RECORDED DATA:
'''
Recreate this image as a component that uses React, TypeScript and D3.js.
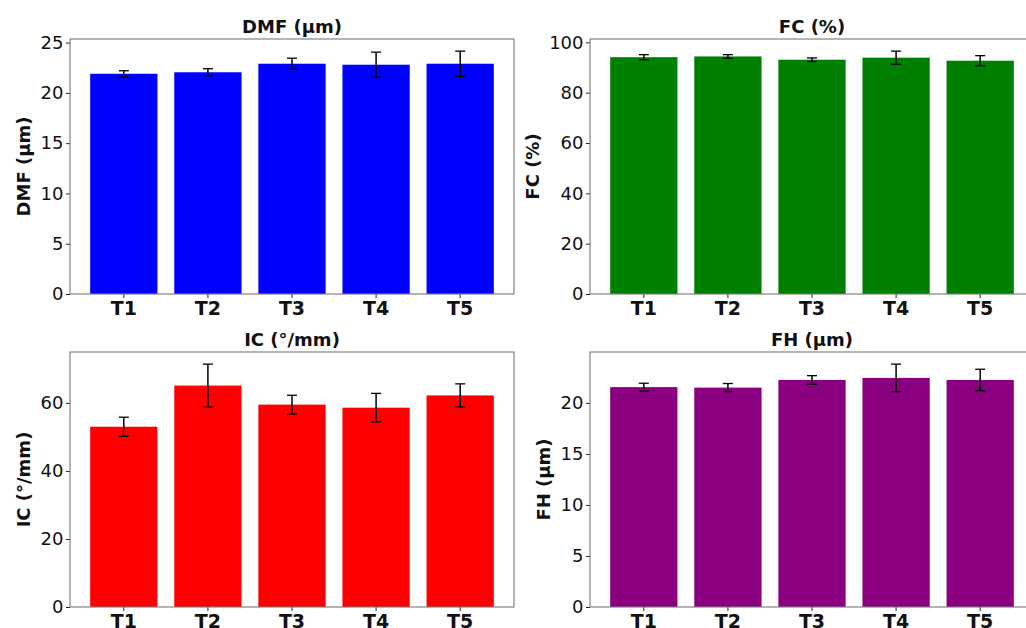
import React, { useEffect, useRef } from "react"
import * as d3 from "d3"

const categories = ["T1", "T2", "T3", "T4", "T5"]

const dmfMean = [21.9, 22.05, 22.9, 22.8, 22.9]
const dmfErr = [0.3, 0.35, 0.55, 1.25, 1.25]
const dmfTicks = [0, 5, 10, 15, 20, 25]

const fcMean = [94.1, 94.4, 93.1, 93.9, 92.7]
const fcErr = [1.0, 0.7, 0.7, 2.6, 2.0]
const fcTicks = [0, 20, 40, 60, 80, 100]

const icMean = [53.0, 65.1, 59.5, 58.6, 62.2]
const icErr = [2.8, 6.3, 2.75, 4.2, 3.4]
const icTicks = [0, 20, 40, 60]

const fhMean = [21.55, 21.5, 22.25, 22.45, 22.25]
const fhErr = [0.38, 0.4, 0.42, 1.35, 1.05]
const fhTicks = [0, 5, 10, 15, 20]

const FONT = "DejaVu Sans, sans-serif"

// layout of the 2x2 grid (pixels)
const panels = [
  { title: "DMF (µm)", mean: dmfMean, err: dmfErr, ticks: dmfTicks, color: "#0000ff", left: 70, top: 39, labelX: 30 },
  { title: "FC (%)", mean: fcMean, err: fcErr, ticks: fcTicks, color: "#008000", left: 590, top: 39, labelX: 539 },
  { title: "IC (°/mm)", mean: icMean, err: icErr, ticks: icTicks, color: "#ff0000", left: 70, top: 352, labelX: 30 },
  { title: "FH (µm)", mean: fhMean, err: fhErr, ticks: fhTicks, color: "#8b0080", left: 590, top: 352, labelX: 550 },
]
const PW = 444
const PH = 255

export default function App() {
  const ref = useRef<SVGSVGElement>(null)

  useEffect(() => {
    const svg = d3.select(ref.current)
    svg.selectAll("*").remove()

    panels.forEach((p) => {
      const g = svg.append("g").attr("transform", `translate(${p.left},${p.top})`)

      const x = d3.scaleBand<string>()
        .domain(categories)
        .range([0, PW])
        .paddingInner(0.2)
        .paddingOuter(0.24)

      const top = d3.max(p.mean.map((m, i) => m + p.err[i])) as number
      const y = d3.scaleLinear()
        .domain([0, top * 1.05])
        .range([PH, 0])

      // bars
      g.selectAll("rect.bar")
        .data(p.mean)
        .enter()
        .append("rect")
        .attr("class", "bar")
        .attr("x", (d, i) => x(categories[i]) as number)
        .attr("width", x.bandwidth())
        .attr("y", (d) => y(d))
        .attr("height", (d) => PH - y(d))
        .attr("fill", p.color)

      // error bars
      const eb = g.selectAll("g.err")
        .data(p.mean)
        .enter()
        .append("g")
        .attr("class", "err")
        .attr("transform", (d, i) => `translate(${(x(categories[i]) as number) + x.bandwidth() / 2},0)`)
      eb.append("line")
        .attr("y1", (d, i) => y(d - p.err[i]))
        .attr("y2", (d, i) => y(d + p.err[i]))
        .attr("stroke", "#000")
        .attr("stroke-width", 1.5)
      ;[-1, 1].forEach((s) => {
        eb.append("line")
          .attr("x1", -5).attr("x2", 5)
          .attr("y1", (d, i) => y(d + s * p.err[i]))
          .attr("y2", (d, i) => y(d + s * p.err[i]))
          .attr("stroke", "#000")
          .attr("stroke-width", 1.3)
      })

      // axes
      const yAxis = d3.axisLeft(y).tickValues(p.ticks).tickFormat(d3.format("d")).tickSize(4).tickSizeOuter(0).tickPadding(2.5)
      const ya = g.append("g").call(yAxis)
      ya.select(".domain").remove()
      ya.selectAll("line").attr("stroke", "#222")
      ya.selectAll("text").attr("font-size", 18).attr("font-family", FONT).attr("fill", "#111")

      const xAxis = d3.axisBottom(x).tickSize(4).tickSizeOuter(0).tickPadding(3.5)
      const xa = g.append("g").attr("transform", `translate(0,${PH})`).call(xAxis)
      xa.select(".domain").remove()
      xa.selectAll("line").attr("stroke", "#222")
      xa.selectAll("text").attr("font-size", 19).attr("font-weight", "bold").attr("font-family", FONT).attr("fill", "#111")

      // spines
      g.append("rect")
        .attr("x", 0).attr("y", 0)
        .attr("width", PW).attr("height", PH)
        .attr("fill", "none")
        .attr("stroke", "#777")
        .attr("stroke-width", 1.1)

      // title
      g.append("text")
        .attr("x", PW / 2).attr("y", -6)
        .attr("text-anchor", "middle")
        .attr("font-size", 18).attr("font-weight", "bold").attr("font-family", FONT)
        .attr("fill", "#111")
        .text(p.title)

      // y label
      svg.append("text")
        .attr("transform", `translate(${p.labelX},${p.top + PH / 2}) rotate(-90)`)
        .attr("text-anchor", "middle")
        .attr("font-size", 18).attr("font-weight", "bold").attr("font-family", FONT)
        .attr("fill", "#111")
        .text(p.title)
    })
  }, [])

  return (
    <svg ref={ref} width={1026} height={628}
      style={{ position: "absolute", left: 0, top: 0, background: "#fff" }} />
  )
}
'''
Transcribe all the data word for word; the images stay out.

Recreate this image as a component that uses React, TypeScript and D3.js.
import React, { useEffect, useRef } from "react"
import * as d3 from "d3"

const categories = ["T1", "T2", "T3", "T4", "T5"]

const dmfMean = [21.9, 22.05, 22.9, 22.8, 22.9]
const dmfErr = [0.3, 0.35, 0.55, 1.25, 1.25]
const dmfTicks = [0, 5, 10, 15, 20, 25]

const fcMean = [94.1, 94.4, 93.1, 93.9, 92.7]
const fcErr = [1.0, 0.7, 0.7, 2.6, 2.0]
const fcTicks = [0, 20, 40, 60, 80, 100]

const icMean = [53.0, 65.1, 59.5, 58.6, 62.2]
const icErr = [2.8, 6.3, 2.75, 4.2, 3.4]
const icTicks = [0, 20, 40, 60]

const fhMean = [21.55, 21.5, 22.25, 22.45, 22.25]
const fhErr = [0.38, 0.4, 0.42, 1.35, 1.05]
const fhTicks = [0, 5, 10, 15, 20]

const FONT = "DejaVu Sans, sans-serif"

// layout of the 2x2 grid (pixels)
const panels = [
  { title: "DMF (µm)", mean: dmfMean, err: dmfErr, ticks: dmfTicks, color: "#0000ff", left: 70, top: 39, labelX: 30 },
  { title: "FC (%)", mean: fcMean, err: fcErr, ticks: fcTicks, color: "#008000", left: 590, top: 39, labelX: 539 },
  { title: "IC (°/mm)", mean: icMean, err: icErr, ticks: icTicks, color: "#ff0000", left: 70, top: 352, labelX: 30 },
  { title: "FH (µm)", mean: fhMean, err: fhErr, ticks: fhTicks, color: "#8b0080", left: 590, top: 352, labelX: 550 },
]
const PW = 444
const PH = 255

export default function App() {
  const ref = useRef<SVGSVGElement>(null)

  useEffect(() => {
    const svg = d3.select(ref.current)
    svg.selectAll("*").remove()

    panels.forEach((p) => {
      const g = svg.append("g").attr("transform", `translate(${p.left},${p.top})`)

      const x = d3.scaleBand<string>()
        .domain(categories)
        .range([0, PW])
        .paddingInner(0.2)
        .paddingOuter(0.24)

      const top = d3.max(p.mean.map((m, i) => m + p.err[i])) as number
      const y = d3.scaleLinear()
        .domain([0, top * 1.05])
        .range([PH, 0])

      // bars
      g.selectAll("rect.bar")
        .data(p.mean)
        .enter()
        .append("rect")
        .attr("class", "bar")
        .attr("x", (d, i) => x(categories[i]) as number)
        .attr("width", x.bandwidth())
        .attr("y", (d) => y(d))
        .attr("height", (d) => PH - y(d))
        .attr("fill", p.color)

      // error bars
      const eb = g.selectAll("g.err")
        .data(p.mean)
        .enter()
        .append("g")
        .attr("class", "err")
        .attr("transform", (d, i) => `translate(${(x(categories[i]) as number) + x.bandwidth() / 2},0)`)
      eb.append("line")
        .attr("y1", (d, i) => y(d - p.err[i]))
        .attr("y2", (d, i) => y(d + p.err[i]))
        .attr("stroke", "#000")
        .attr("stroke-width", 1.5)
      ;[-1, 1].forEach((s) => {
        eb.append("line")
          .attr("x1", -5).attr("x2", 5)
          .attr("y1", (d, i) => y(d + s * p.err[i]))
          .attr("y2", (d, i) => y(d + s * p.err[i]))
          .attr("stroke", "#000")
          .attr("stroke-width", 1.3)
      })

      // axes
      const yAxis = d3.axisLeft(y).tickValues(p.ticks).tickFormat(d3.format("d")).tickSize(4).tickSizeOuter(0).tickPadding(2.5)
      const ya = g.append("g").call(yAxis)
      ya.select(".domain").remove()
      ya.selectAll("line").attr("stroke", "#222")
      ya.selectAll("text").attr("font-size", 18).attr("font-family", FONT).attr("fill", "#111")

      const xAxis = d3.axisBottom(x).tickSize(4).tickSizeOuter(0).tickPadding(3.5)
      const xa = g.append("g").attr("transform", `translate(0,${PH})`).call(xAxis)
      xa.select(".domain").remove()
      xa.selectAll("line").attr("stroke", "#222")
      xa.selectAll("text").attr("font-size", 19).attr("font-weight", "bold").attr("font-family", FONT).attr("fill", "#111")

      // spines
      g.append("rect")
        .attr("x", 0).attr("y", 0)
        .attr("width", PW).attr("height", PH)
        .attr("fill", "none")
        .attr("stroke", "#777")
        .attr("stroke-width", 1.1)

      // title
      g.append("text")
        .attr("x", PW / 2).attr("y", -6)
        .attr("text-anchor", "middle")
        .attr("font-size", 18).attr("font-weight", "bold").attr("font-family", FONT)
        .attr("fill", "#111")
        .text(p.title)

      // y label
      svg.append("text")
        .attr("transform", `translate(${p.labelX},${p.top + PH / 2}) rotate(-90)`)
        .attr("text-anchor", "middle")
        .attr("font-size", 18).attr("font-weight", "bold").attr("font-family", FONT)
        .attr("fill", "#111")
        .text(p.title)
    })
  }, [])

  return (
    <svg ref={ref} width={1026} height={628}
      style={{ position: "absolute", left: 0, top: 0, background: "#fff" }} />
  )
}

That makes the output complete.